Где-то в своей книге Э.Г. пишет, что Сталин потому худший из тиранов, что он не только убивал людей, но и развращал, растлевал их, внутренне опустошал, делал готовыми к подлостям. Но таких людей он развратить и опустошить не смог. О них и написана ее книга.
Обозначив эту основную тему мемуаров Эммы Герштейн, поговорим теперь подробнее о конкретных сюжетах книги.
Книга Эммы Герштейн состоит из трех частей. Первая - монографическая: Мандельштам. Вторая - более пестрая по составу: тут и о себе подробно (в той главе, что называется "Перечень обид"), и о Льве Гумилеве - сыне Ахматовой, и об их, Ахматовой и сына, трудных отношениях, и о Надежде Яковлевне Мандельштам (раздел, наиболее сенсационный в расхожем смысле). Третья часть - опять же монографическая: Ахматова, с приложением небольшой, но очень ценной главы "Несколько встреч с Борисом Пастернаком". При этом все разделы и главы - мемуарные, даже те, которые даны вроде бы как чистый материал, источник. В том-то и своеобразие, я бы сказал обаяние Эммы Герштейн, - и свидетельство ее литературного мастерства, - что она умеет даже архивную публикацию сделать частью собственного текста, наполнить и, так сказать, прокомментировать своей незаурядной личностью. И как это все захватывающе интересно.
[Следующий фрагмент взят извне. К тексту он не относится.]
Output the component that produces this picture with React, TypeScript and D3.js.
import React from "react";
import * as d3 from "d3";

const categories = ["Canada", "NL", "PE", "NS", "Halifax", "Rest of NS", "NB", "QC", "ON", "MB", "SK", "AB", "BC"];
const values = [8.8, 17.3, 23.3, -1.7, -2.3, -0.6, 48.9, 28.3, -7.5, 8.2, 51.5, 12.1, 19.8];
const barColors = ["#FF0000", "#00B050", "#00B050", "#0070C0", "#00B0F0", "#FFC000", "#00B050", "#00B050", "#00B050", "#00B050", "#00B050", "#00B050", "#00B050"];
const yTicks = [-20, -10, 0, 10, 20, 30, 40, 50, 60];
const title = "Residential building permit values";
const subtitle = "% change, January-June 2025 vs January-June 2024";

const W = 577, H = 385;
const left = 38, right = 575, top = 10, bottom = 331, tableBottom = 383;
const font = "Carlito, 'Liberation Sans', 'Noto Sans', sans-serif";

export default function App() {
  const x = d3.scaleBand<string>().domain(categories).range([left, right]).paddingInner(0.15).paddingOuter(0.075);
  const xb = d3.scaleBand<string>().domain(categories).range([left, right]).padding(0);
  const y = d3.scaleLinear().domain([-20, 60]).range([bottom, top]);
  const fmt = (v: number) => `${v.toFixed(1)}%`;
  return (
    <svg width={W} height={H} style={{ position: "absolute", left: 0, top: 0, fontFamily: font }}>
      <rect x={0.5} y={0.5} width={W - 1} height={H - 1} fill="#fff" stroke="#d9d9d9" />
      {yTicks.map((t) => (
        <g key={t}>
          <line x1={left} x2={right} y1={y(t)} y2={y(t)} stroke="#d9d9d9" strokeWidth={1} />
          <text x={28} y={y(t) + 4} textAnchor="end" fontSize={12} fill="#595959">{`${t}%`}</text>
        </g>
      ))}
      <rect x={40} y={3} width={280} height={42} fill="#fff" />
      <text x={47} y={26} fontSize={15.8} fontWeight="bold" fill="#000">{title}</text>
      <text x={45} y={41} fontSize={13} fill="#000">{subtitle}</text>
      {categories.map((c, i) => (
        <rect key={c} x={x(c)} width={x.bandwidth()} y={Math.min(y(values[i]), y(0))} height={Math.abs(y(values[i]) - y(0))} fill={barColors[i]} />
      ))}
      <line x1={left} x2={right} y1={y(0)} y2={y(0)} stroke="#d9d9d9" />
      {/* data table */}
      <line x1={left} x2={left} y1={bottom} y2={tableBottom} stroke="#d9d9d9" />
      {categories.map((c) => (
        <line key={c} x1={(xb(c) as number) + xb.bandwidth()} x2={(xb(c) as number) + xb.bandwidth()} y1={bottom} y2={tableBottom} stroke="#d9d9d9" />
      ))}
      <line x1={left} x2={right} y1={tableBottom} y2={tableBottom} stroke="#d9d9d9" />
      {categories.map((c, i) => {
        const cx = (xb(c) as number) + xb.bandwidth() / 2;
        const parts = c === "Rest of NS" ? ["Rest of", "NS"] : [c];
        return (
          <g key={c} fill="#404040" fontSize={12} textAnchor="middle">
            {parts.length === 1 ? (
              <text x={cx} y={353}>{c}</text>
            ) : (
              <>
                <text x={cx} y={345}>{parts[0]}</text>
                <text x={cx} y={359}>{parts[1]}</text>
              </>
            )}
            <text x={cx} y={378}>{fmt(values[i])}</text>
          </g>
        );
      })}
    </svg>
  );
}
Мимо чего не пройдет ни один рецензент и вообще всякий отныне пишущий об Эмме Герштейн: ему не миновать сравнения ее книги с уже наличными мемуарными глыбами, созданными двумя другими выдающимися женщинами - Лидией Корнеевной Чуковской с ее "Записками об Анне Ахматовой" и Надеждой Яковлевной Мандельштам, с ее двумя, бесспорно замечательными, книгами. Скажу сразу и прямо: я ставлю на первое место Герштейн.
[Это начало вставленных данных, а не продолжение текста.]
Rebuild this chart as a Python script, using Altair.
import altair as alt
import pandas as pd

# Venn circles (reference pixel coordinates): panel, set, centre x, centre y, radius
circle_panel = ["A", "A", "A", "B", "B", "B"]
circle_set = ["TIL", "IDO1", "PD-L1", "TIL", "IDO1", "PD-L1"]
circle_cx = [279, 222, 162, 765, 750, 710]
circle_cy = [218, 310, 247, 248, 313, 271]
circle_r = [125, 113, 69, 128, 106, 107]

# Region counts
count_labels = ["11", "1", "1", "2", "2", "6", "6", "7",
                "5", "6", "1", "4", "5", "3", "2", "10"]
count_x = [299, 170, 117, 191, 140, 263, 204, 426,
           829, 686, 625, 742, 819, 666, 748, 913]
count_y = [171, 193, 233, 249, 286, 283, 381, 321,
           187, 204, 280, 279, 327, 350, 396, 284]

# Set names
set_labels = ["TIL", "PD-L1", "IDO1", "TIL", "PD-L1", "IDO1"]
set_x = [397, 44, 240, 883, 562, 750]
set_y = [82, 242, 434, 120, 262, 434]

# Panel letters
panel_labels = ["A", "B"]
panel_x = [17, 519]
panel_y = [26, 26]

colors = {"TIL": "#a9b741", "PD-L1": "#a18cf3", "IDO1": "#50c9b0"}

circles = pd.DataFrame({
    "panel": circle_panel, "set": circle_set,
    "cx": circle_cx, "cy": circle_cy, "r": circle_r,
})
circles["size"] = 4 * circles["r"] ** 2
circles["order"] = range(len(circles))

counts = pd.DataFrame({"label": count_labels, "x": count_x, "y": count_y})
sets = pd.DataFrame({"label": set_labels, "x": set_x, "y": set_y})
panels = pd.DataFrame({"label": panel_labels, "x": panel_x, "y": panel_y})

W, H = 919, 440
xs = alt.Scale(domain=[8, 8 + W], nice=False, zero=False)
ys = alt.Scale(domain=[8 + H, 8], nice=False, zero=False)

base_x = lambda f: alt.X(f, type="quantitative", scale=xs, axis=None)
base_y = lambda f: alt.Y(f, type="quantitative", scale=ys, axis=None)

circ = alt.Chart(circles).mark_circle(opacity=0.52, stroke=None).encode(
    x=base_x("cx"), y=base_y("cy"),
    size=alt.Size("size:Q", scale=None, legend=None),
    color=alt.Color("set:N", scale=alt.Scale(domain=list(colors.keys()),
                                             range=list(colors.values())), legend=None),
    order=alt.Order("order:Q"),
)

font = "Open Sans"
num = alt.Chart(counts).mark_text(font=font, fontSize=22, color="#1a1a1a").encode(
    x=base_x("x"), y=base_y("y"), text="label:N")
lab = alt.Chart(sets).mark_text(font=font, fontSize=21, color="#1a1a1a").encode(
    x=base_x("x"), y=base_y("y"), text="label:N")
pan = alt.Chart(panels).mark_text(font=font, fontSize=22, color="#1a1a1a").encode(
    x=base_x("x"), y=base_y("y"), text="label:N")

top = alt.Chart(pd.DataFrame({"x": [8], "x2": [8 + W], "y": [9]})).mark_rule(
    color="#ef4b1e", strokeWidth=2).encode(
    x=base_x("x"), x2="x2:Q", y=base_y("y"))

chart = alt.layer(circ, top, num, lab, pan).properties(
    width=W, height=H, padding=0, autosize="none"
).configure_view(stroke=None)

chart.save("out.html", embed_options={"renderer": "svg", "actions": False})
Чем она превосходит невольных соперниц? Л.К. Чуковская оставила дневник, что называется, поденную записку, - это ценнейший материал, обладающий качеством непосредственной, только что зафиксированной истины, - но и только материал. Его нужно осмысливать; у самой Чуковской, в силу самого того жанра, в котором она, получалось, работала, по определению нет, да и не должно быть никаких концептуальных осмыслений. Ее примечания к дневнику, подчас довольно обширные, - не более чем так называемый реальный комментарий.
Другое дело и, так сказать, другая крайность - две книги Н.Я. Мандельштам, особенно пресловутая вторая, конечно. Это величественное сооружение - монумент Мандельштаму, зиккурат некоторым образом или, если угодно, мавзолей. К тому же они блестяще написаны, литературным своим даром Надежда Мандельштам, безусловно, превосходит обеих других. Но уже давно было замечено, и я никого не удивлю, сказав, что эти книги - не совсем точные. И тут дело даже не в несправедливости отдельных (а то и всех) оценок, которые давала Надежда Мандельштам некоторым известным людям, а в самой установке на памятник, в монументальном ее зодчестве. У нее не получился, странно сказать, сам Мандельштам. Читая у нее о Мандельштаме, вспоминаешь слова пушкинского Дон Гуана, когда он смотрит на памятник Командору.